We ended up calling them up every time a customer found one of these files and having them print out that image on one of their windows 98 machines, and scan the printout back in using one of the newer machines. Sure, we lost some quality, but at least the customers could access the data now.

For a time reference, these broken images were still showing up in newly scanned documents in 2011 (when we stopped working with them due to massive fraud), so they must have been using their Win98 scanner systems even then.

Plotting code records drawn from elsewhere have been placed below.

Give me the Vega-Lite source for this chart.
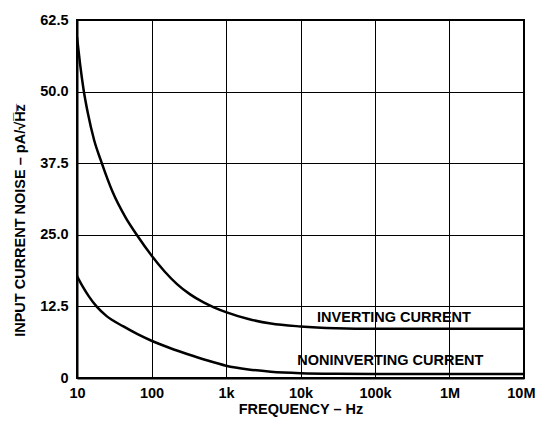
{
  "$schema": "https://vega.github.io/schema/vega-lite/v6.json",
  "autosize": "none",
  "width": 447,
  "height": 358,
  "padding": {"left": 77, "top": 20, "right": 12, "bottom": 43},
  "background": "white",
  "config": {
    "view": {"stroke": "black", "strokeWidth": 2},
    "font": "Liberation Sans",
    "axis": {
      "labelFont": "Liberation Sans", "labelFontWeight": "bold", "labelFontSize": 14.5, "labelColor": "black",
      "titleFont": "Liberation Sans", "titleFontWeight": "bold", "titleFontSize": 14.5, "titleColor": "black",
      "gridColor": "black", "gridOpacity": 1, "gridWidth": 1,
      "domainColor": "black", "domainWidth": 2, "ticks": false
    }
  },
  "datasets": {
    "curves": [
      {"series": "inv", "f": 10, "v": 59.5},
      {"series": "inv", "f": 11, "v": 54.8},
      {"series": "inv", "f": 12.2, "v": 50.5},
      {"series": "inv", "f": 14, "v": 46.2},
      {"series": "inv", "f": 17, "v": 41.5},
      {"series": "inv", "f": 21, "v": 37.9},
      {"series": "inv", "f": 30, "v": 32.5},
      {"series": "inv", "f": 45, "v": 28.0},
      {"series": "inv", "f": 65, "v": 24.8},
      {"series": "inv", "f": 100, "v": 21.4},
      {"series": "inv", "f": 150, "v": 18.6},
      {"series": "inv", "f": 220, "v": 16.4},
      {"series": "inv", "f": 330, "v": 14.6},
      {"series": "inv", "f": 500, "v": 13.2},
      {"series": "inv", "f": 700, "v": 12.3},
      {"series": "inv", "f": 1000, "v": 11.5},
      {"series": "inv", "f": 2000, "v": 10.3},
      {"series": "inv", "f": 4000, "v": 9.5},
      {"series": "inv", "f": 10000, "v": 9.0},
      {"series": "inv", "f": 30000, "v": 8.7},
      {"series": "inv", "f": 100000, "v": 8.6},
      {"series": "inv", "f": 10000000, "v": 8.6},
      {"series": "non", "f": 10, "v": 17.8},
      {"series": "non", "f": 12, "v": 15.9},
      {"series": "non", "f": 14.5, "v": 14.2},
      {"series": "non", "f": 18.4, "v": 12.45},
      {"series": "non", "f": 25, "v": 10.8},
      {"series": "non", "f": 42, "v": 9.0},
      {"series": "non", "f": 65, "v": 7.65},
      {"series": "non", "f": 100, "v": 6.5},
      {"series": "non", "f": 180, "v": 5.2},
      {"series": "non", "f": 300, "v": 4.2},
      {"series": "non", "f": 550, "v": 3.1},
      {"series": "non", "f": 1000, "v": 2.15},
      {"series": "non", "f": 2000, "v": 1.5},
      {"series": "non", "f": 4000, "v": 1.1},
      {"series": "non", "f": 10000, "v": 0.85},
      {"series": "non", "f": 30000, "v": 0.75},
      {"series": "non", "f": 100000, "v": 0.72},
      {"series": "non", "f": 10000000, "v": 0.72}
    ],
    "labels": [
      {"label": "INVERTING CURRENT", "f": 180000, "v": 10.5},
      {"label": "NONINVERTING CURRENT", "f": 161000, "v": 3.0}
    ]
  },
  "layer": [
    {
      "data": {"name": "curves"},
      "mark": {"type": "line", "interpolate": "monotone", "color": "black", "strokeWidth": 2.5, "clip": true},
      "encoding": {
        "x": {
          "field": "f", "type": "quantitative",
          "scale": {"type": "log", "domain": [10, 10000000], "nice": false},
          "axis": {
            "title": "FREQUENCY – Hz", "titlePadding": 3,
            "values": [10, 100, 1000, 10000, 100000, 1000000, 10000000],
            "labelExpr": "datum.value >= 1000000 ? format(datum.value/1000000,'d') + 'M' : datum.value >= 1000 ? format(datum.value/1000,'d') + 'k' : format(datum.value,'d')",
            "labelAlign": {"condition": {"test": "datum.value >= 10000000", "value": "right"}, "value": "center"},
            "labelOffset": {"condition": {"test": "datum.value >= 10000000", "value": 11}, "value": 0},
            "labelPadding": 8, "labelFlush": false, "grid": true
          }
        },
        "y": {
          "field": "v", "type": "quantitative",
          "scale": {"domain": [0, 62.5], "nice": false},
          "axis": {
            "title": "INPUT CURRENT NOISE – pA/√H̅z̅", "titlePadding": 12, "titleY": 200,
            "values": [0, 12.5, 25, 37.5, 50, 62.5],
            "labelExpr": "datum.value == 0 ? '0' : format(datum.value, '.1f')",
            "labelPadding": 9, "labelFlush": false, "grid": true
          }
        },
        "detail": {"field": "series"}
      }
    },
    {
      "data": {"name": "labels"},
      "mark": {"type": "text", "font": "Liberation Sans", "fontWeight": "bold", "fontSize": 14.5, "color": "black", "align": "center", "baseline": "middle"},
      "encoding": {
        "x": {"field": "f", "type": "quantitative"},
        "y": {"field": "v", "type": "quantitative"},
        "text": {"field": "label"}
      }
    }
  ]
}
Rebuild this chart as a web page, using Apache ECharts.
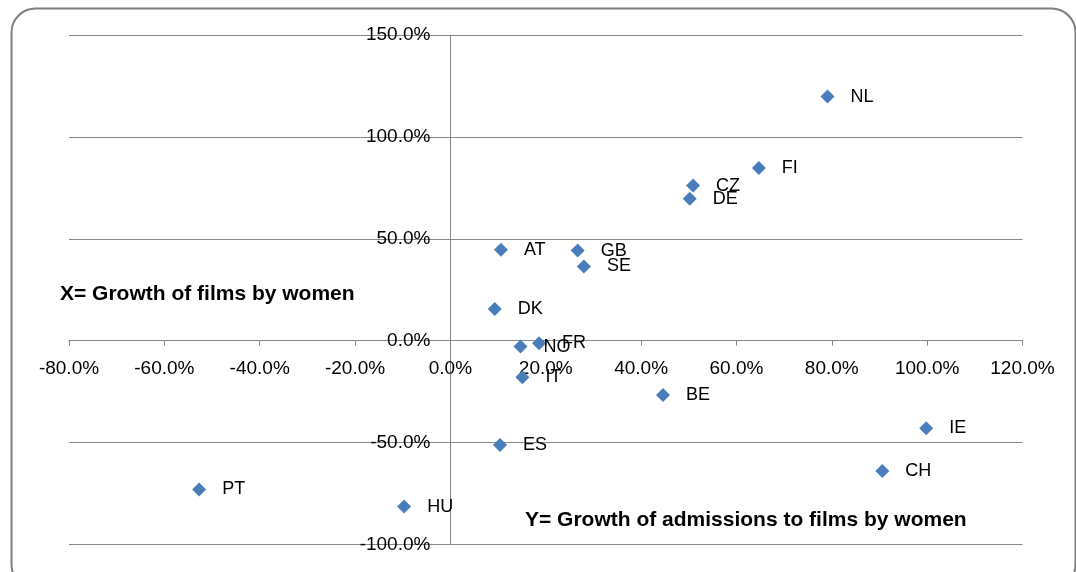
<!DOCTYPE html>
<html>
<head>
<meta charset="utf-8">
<script src="https://cdn.jsdelivr.net/npm/echarts@6/dist/echarts.min.js"></script>
<style>
  html, body { margin: 0; padding: 0; background: #fff; }
  #chart { width: 1076px; height: 572px; }
</style>
</head>
<body>
<div id="chart"></div>
<script>
// Country codes
var countries = ['NL', 'FI', 'CZ', 'DE', 'AT', 'GB', 'SE', 'DK', 'NO', 'FR', 'IT', 'BE', 'ES', 'IE', 'CH', 'PT', 'HU'];
// X = growth of films by women (%)
var xValues = [79.1, 64.7, 50.9, 50.2, 10.6, 26.7, 28.0, 9.3, 14.7, 18.6, 15.1, 44.6, 10.4, 99.8, 90.6, -52.7, -9.7];
// Y = growth of admissions to films by women (%)
var yValues = [119.8, 84.7, 76.1, 69.6, 44.6, 44.2, 36.4, 15.6, -2.9, -1.2, -17.9, -26.6, -51.2, -43.0, -63.9, -73.0, -81.4];
// Axis settings
var xMin = -80, xMax = 120, xStep = 20;
var yMin = -100, yMax = 150, yStep = 50;
var xTitle = 'X= Growth of films by women';
var yTitle = 'Y= Growth of admissions to films by women';

var points = countries.map(function (c, i) { return [xValues[i], yValues[i], c]; });

var W = 1076, H = 572;
var G = { left: 69, right: 53.5, top: 35, bottom: 27.5 };
var plotW = W - G.left - G.right, plotH = H - G.top - G.bottom;
// shift axes so they cross at the origin (layout, not data)
var xAxisOffset = -plotH * (0 - yMin) / (yMax - yMin);
var yAxisOffset = -plotW * (0 - xMin) / (xMax - xMin);

var FONT = 'Liberation Sans';
var GRAY = '#868686';
function pct(v) { return v.toFixed(1) + '%'; }

var chart = echarts.init(document.getElementById('chart'), null, { renderer: 'canvas' });
chart.setOption({
  animation: false,
  backgroundColor: '#ffffff',
  grid: { left: G.left, right: G.right, top: G.top, bottom: G.bottom, containLabel: false, outerBoundsMode: 'none' },
  xAxis: {
    type: 'value', min: xMin, max: xMax, interval: xStep,
    position: 'bottom', offset: xAxisOffset,
    axisLine: { show: true, onZero: false, lineStyle: { color: GRAY, width: 1 } },
    axisTick: { show: true, length: 5, lineStyle: { color: GRAY } },
    axisLabel: { formatter: pct, color: '#000', fontFamily: FONT, fontSize: 19, margin: 19 },
    splitLine: { show: false }
  },
  yAxis: {
    type: 'value', min: yMin, max: yMax, interval: yStep,
    position: 'left', offset: yAxisOffset,
    axisLine: { show: true, onZero: false, lineStyle: { color: GRAY, width: 1 } },
    axisTick: { show: true, length: 5, lineStyle: { color: GRAY } },
    axisLabel: { formatter: pct, color: '#000', fontFamily: FONT, fontSize: 19, margin: 20 },
    splitLine: { show: true, lineStyle: { color: GRAY, width: 1 } }
  },
  series: [{
    type: 'scatter',
    symbol: 'diamond',
    symbolSize: 14,
    itemStyle: { color: '#4A7EBB', opacity: 1 },
    emphasis: { disabled: true },
    label: {
      show: true, position: 'right', distance: 16,
      formatter: function (p) { return p.data[2]; },
      color: '#000', fontFamily: FONT, fontSize: 18
    },
    data: points
  }],
  graphic: [
    {
      type: 'rect', left: 9, top: 6, silent: true, z: -1,
      shape: { width: 1064, height: 580, r: 24 },
      style: { fill: 'none', stroke: '#7f7f7f', lineWidth: 2 }
    },
    {
      type: 'text', x: 60, y: 294, silent: true,
      style: { text: xTitle, fill: '#000', font: 'bold 21px "Liberation Sans"', textVerticalAlign: 'middle' }
    },
    {
      type: 'text', x: 525, y: 520, silent: true,
      style: { text: yTitle, fill: '#000', font: 'bold 21px "Liberation Sans"', textVerticalAlign: 'middle' }
    }
  ]
});
</script>
</body>
</html>
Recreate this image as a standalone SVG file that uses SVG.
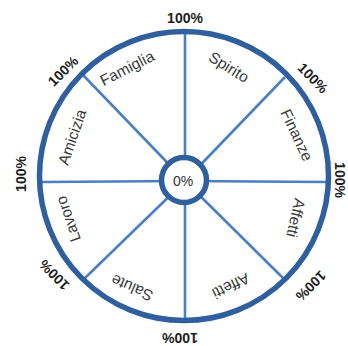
<svg xmlns="http://www.w3.org/2000/svg" width="348" height="346" viewBox="0 0 348 346">
<style>
.ring{fill:none;stroke:#2f5f9d;stroke-width:5.5}
.hub{fill:#fff;stroke:#2f5f9d;stroke-width:5.5}
.spoke{stroke:#4a7fc3;stroke-width:2.6;fill:none}
.lbl{font-family:"Liberation Sans",Arial,sans-serif;font-size:15.5px;fill:#3a3a3a;text-anchor:middle}
.pct{font-family:"Liberation Sans",Arial,sans-serif;font-size:14px;font-weight:bold;fill:#1e1e1e;text-anchor:middle}
.zero{font-family:"Liberation Sans",Arial,sans-serif;font-size:14px;fill:#333;text-anchor:middle}
</style>
<rect width="348" height="346" fill="#fff"/>
<g id="connectors">
<line class="spoke" x1="185" y1="181" x2="185" y2="33"/>
<line class="spoke" x1="185" y1="181" x2="185" y2="319"/>
<line class="spoke" x1="185" y1="181" x2="42" y2="182"/>
<line class="spoke" x1="185" y1="181" x2="327" y2="182"/>
<line class="spoke" x1="185" y1="181" x2="83" y2="75"/>
<line class="spoke" x1="185" y1="181" x2="285" y2="77"/>
<line class="spoke" x1="185" y1="181" x2="85" y2="278"/>
<line class="spoke" x1="185" y1="181" x2="284" y2="279"/>
</g>
<g id="outer">
<circle class="ring" cx="184" cy="176" r="144.5"/>
</g>
<g id="center">
<circle class="hub" cx="184" cy="180" r="22.5"/>
<text class="zero" x="183" y="186">0%</text>
</g>
<g id="spirito"><text class="lbl" transform="translate(229,67) rotate(32)" dy="5.5">Spirito</text></g>
<g id="finanze"><text class="lbl" transform="translate(297,135) rotate(65)" dy="5.5">Finanze</text></g>
<g id="affetti1"><text class="lbl" transform="translate(296,218) rotate(103)" dy="5.5">Affetti</text></g>
<g id="affetti2"><text class="lbl" transform="translate(231,286) rotate(154)" dy="5.5">Affetti</text></g>
<g id="salute"><text class="lbl" transform="translate(132,288) rotate(204)" dy="5.5">Salute</text></g>
<g id="lavoro"><text class="lbl" transform="translate(68,219) rotate(251)" dy="5.5">Lavoro</text></g>
<g id="amicizia"><text class="lbl" transform="translate(72,137) rotate(289)" dy="5.5">Amicizia</text></g>
<g id="famiglia"><text class="lbl" transform="translate(127,68) rotate(-27)" dy="5.5">Famiglia</text></g>
<g id="pct-labels">
<text class="pct" transform="translate(185,18)" dy="5">100%</text>
<text class="pct" transform="translate(313,78) rotate(45)" dy="5">100%</text>
<text class="pct" transform="translate(340,180) rotate(90)" dy="5">100%</text>
<text class="pct" transform="translate(311,286) rotate(135)" dy="5">100%</text>
<text class="pct" transform="translate(180,338) rotate(180)" dy="5">100%</text>
<text class="pct" transform="translate(54,275) rotate(225)" dy="5">100%</text>
<text class="pct" transform="translate(21,174) rotate(270)" dy="5">100%</text>
<text class="pct" transform="translate(63,71) rotate(315)" dy="5">100%</text>
</g>
</svg>
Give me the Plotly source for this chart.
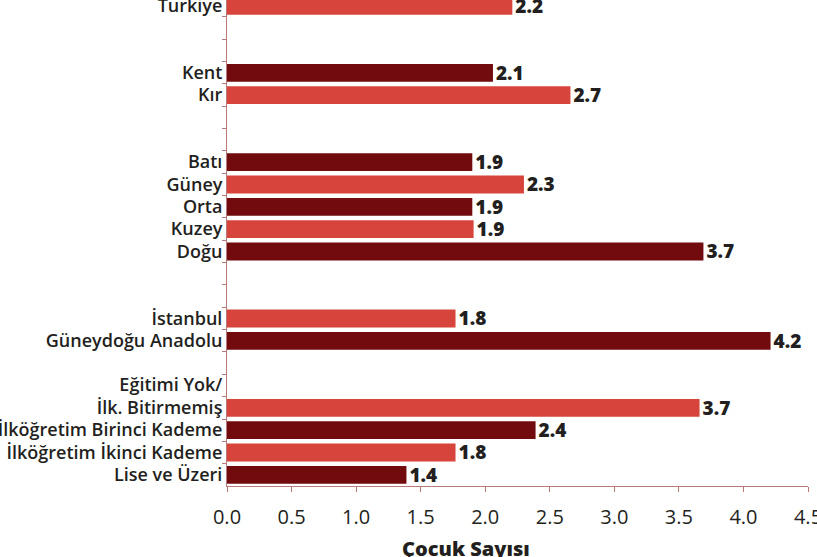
import plotly.graph_objects as go

# groups of the chart, top to bottom
groups = [
    ["Türkiye"],
    ["Kent", "Kır"],
    ["Batı", "Güney", "Orta", "Kuzey", "Doğu"],
    ["İstanbul", "Güneydoğu Anadolu"],
    ["Eğitimi Yok/<br>İlk. Bitirmemiş<br> ", "İlköğretim Birinci Kademe",
     "İlköğretim İkinci Kademe", "Lise ve Üzeri"],
]
group_values = [
    [2.21],
    [2.06, 2.66],
    [1.90, 2.30, 1.90, 1.91, 3.69],
    [1.77, 4.21],
    [3.66, 2.39, 1.77, 1.39],
]

DARK = "#720b0d"
LIGHT = "#d6443b"
TEXT = "#231f20"
AXIS = "#b77a78"

# build the category list with two empty slots between groups
cats, vals, colors = [], [], []
n = 0
for gi, (names, values) in enumerate(zip(groups, group_values)):
    if gi > 0:
        for k in range(2):
            cats.append(" " * (gi * 2 + k + 1))
            vals.append(None)
            colors.append(LIGHT)
    for name, v in zip(names, values):
        cats.append(name)
        vals.append(v)
        colors.append(LIGHT if n % 2 == 0 else DARK)
        n += 1

fig = go.Figure()
fig.add_trace(go.Bar(
    y=cats,
    x=vals,
    orientation="h",
    width=0.8,
    marker=dict(color=colors, line=dict(width=0)),
    texttemplate="%{x:.1f}",
    textposition="outside",
    constraintext="none",
    cliponaxis=False,
    textfont=dict(family="Open Sans", size=19, color=TEXT, weight=800),
    hoverinfo="skip",
))

fig.update_layout(
    width=817,
    height=557,
    margin=dict(l=227, r=9, t=0, b=71),
    plot_bgcolor="white",
    paper_bgcolor="white",
    showlegend=False,
    bargap=0.2,
)

fig.update_yaxes(
    type="category",
    categoryorder="array",
    categoryarray=cats,
    range=[len(cats) - 0.5, -0.26],
    tickmode="linear",
    tick0=0,
    dtick=1,
    automargin=False,
    showline=True,
    linecolor=AXIS,
    linewidth=1,
    ticks="outside",
    tickson="boundaries",
    ticklen=4,
    tickcolor=AXIS,
    showgrid=False,
    tickfont=dict(family="Open Sans", size=18, color=TEXT, weight=600),
)

fig.update_xaxes(
    range=[0, 4.5],
    dtick=0.5,
    tickformat=".1f",
    automargin=False,
    ticklabeloverflow="allow",
    showline=True,
    linecolor=AXIS,
    linewidth=1,
    ticks="outside",
    ticklen=5,
    tickcolor=AXIS,
    showgrid=False,
    zeroline=False,
    ticklabelstandoff=8,
    tickfont=dict(family="Open Sans", size=20, color=TEXT),
)

fig.add_annotation(
    text="Çocuk Sayısı",
    xref="paper", yref="paper",
    x=0.411, y=-0.128,
    xanchor="center", yanchor="middle",
    showarrow=False,
    font=dict(family="Open Sans", size=20, color=TEXT, weight=800),
)

# drop the browser's default body margin so the chart sits at the page corner
fig.write_html("out.html", config={"displayModeBar": False},
               post_script="document.body.style.margin='0';")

No, to the best we could determine, and we had a guy who liked to get into the weeds of CCITT Group 3 and 4 compression, it was the raw images themselves, and there was nothing wrong with them, some just tickled a bug. If I remember correctly, their API required stripping off the header and presenting the OCR code with some metadata and the compressed image. It's been way too long for me to remember the details, except that it was fairly obnoxious to interface to, I couldn't just hand it a TIFF in some way (helped us VARs really "add value" and earn our keep :-).

We were producing our own TIFF files using our own software that drove monster Kodak ImageLink scanners (software I in fact took over, redid the SCSI driver of, and eventually did a clean rewrite of the engine on Sun workstations), so the images and their compression came straight from Kodak, and going further, I don't recall those 600 pound beasts ever screwing up at that level.

And this was way before Windows 98, it was Windows 3.0 or by then 3.1, like in 1992, Windows was utterly naive about document image files. Which I can see was a blessing (although maybe it was losing quality, I'd long switched to NT by the time 98 came out).


We also had weird CCITT Group 4 issues, because of someone trying to be extra smart and convert TIFF to PDF without a recompress (PDF supports Group 4 compression too, so you can turn a Group4 TIFF into a Group4 PDF by just swapping the header!)

I didn't mean it was definitely the same company, just a similarly annoying TIFF issue.